Vaggelio’s writing is whimsical, and lyrical. Her metaphors are also strong. Here’s another great quote:

“They are lucky because they have wings. Swallows are very happy. They can leave when they feel they are in danger and they can freely make a nest in the place they arrive.  They are even happier because no one puts them in a cage.”

Vaggelio manages to talk about heavy topics such as war and death in a gentle way. The path of the refugee is one that many people in various countries are forced to take. These stories need to be told, as they are part of our history.

Book synopsis:

By Vaggelio Kondaki Karametou

A LITTLE GIRL WITH HER DOLL. A WAR THAT FORCES HER TO LEAVE. KINDHEARTED AND PETTY PEOPLE. FRUSTRATION MIXED WITH PURE INTEREST. ERADICATION. THE LITTLE GIRL WITH THE DOLL, THE CHILDREN OF THE ALMOND TREE, A FLOCK OF SWALLOWS.

The author, having studied texts and drawings made by refugee children, manages to speak of harsh truths in a distinctive poetic way, sensitizing without injuring the child’s soul. Picture-symbols that touch the reader emotionally. In the end a realistic hope that challenges/invites both the young and the old to take action.

 

About the author, in her words:

I am a graduate from the Faculty of Philosophy (Department of Psychology & Pedagogical Studies). I am a mother of five children and work as a teacher of Philology at the State Senior School of Vari, Attica.

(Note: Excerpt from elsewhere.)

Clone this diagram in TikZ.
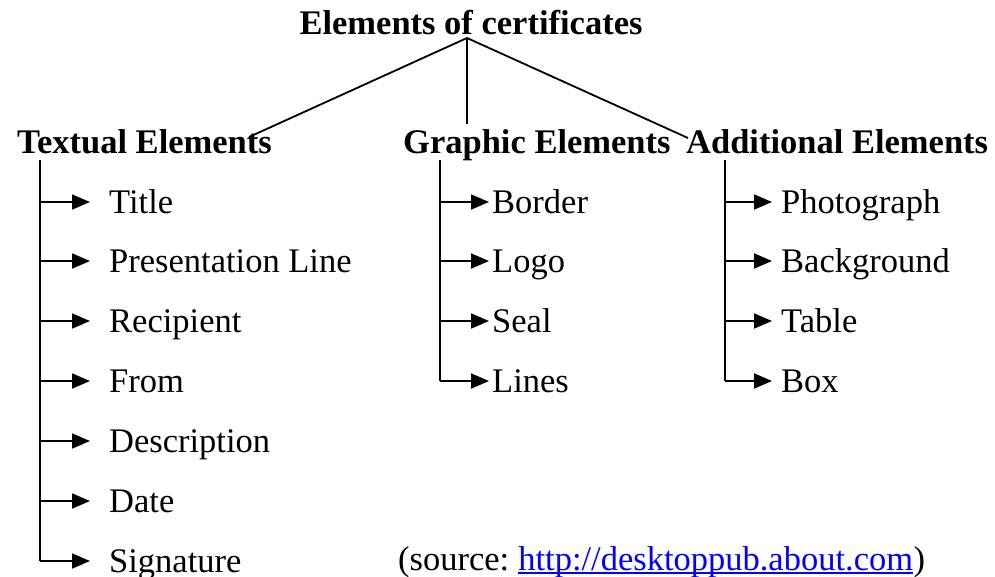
\documentclass[tikz,border=0pt]{standalone}
\usepackage{fontspec}
\setmainfont{Liberation Serif}
\usetikzlibrary{arrows.meta}
\begin{document}
\begin{tikzpicture}[x=1pt,y=-1pt,
  item/.style={anchor=base west, inner sep=0pt, font=\fontsize{34.5}{40}\selectfont},
  head/.style={anchor=base west, inner sep=0pt, font=\fontsize{34.5}{40}\selectfont\bfseries},
  conn/.style={line width=1.8pt},
  arr/.style={conn, -{Triangle[length=18pt,width=15pt]}}]
\useasboundingbox (0,0) rectangle (995,577);

% title and headings
\node[head, anchor=base] (title) at (471,35) {Elements of certificates};
\node[head] (textual) at (17,154) {Textual Elements};
\node[head] (graphic) at (403,154) {Graphic Elements};
\node[head] (additional) at (686,154) {Additional Elements};

\coordinate (apex) at (467,38);
\coordinate (tEnd) at (249,137);
\coordinate (gEnd) at (467,124);
\coordinate (aEnd) at (688,138);
\draw[conn] (apex) -- (tEnd);
\draw[conn] (apex) -- (gEnd);
\draw[conn] (apex) -- (aEnd);

% textual elements
\coordinate (tTop) at (40,160);
\foreach \i/\y/\t in {1/202/Title,2/261/Presentation Line,3/321/Recipient,4/381/From,5/441/Description,6/501/Date,7/561/Signature}{
  \node[item] (t\i) at (109,\y+11.5) {\t};
  \coordinate (tb\i) at (40,\y);
  \draw[arr, shorten >=19pt] (tb\i) -- (tb\i -| t\i.west);
}
\draw[conn] (tTop) -- (tb7);

% graphic elements
\coordinate (gTop) at (440,160);
\foreach \i/\y/\t in {1/202/Border,2/261/Logo,3/321/Seal,4/381/Lines}{
  \node[item] (g\i) at (492,\y+11.5) {\t};
  \coordinate (gb\i) at (440,\y);
  \draw[arr, shorten >=3pt] (gb\i) -- (gb\i -| g\i.west);
}
\draw[conn] (gTop) -- (gb4);

% additional elements
\coordinate (aTop) at (725,160);
\foreach \i/\y/\t in {1/202/Photograph,2/261/Background,3/321/Table,4/381/Box}{
  \node[item] (a\i) at (781,\y+11.5) {\t};
  \coordinate (ab\i) at (725,\y);
  \draw[arr, shorten >=9pt] (ab\i) -- (ab\i -| a\i.west);
}
\draw[conn] (aTop) -- (ab4);

% source
\node[item] (src) at (398,570) {(source:};
\node[item, text=blue] (url) at ([xshift=8.6pt]src.base east) {http://desktoppub.about.com};
\node[item] (srcend) at (url.base east) {)};
\draw[blue, line width=1.6pt] ([yshift=-3pt]url.base west) -- ([yshift=-3pt]url.base east);
\end{tikzpicture}
\end{document}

I am a theatrical playwright of stories aimed for children & their parents, and also theatrical stories for adults. I am a member of an amateur theatrical group and a member of the Pan-Hellenic Network for “Theatre in Education”. I have participated in the Erasmus “Youth Doc” Programme, in which students create their own short theatrical plays elaborating on topics of teenage interest and exchange their manuscripts with students from other European countries. Within the framework of the above programme, I have been a rapporteur at a three-day seminar which was held with the assistance of the Faculty of Theatrical Studies of the University of Nafplion, Greece. Furthermore, I have been trained in methods of prevention and confrontation of school-bullying and have been in charge of a bullying mediation team, whereby some students are trained on resolving various conflicts amongst their fellow-classmates.

In collaboration with the network for “Theatre in Education” and the UN High Commission for Refugees I have participated in many programmes of students’ awareness & sensitization, as well as the dramatization of texts written by refugee-children who have attended our school during the past few years.
Finally, I have been trained in various techniques of Educational & Social Theatre, Documentary Theatre and Theatre of the Oppressed.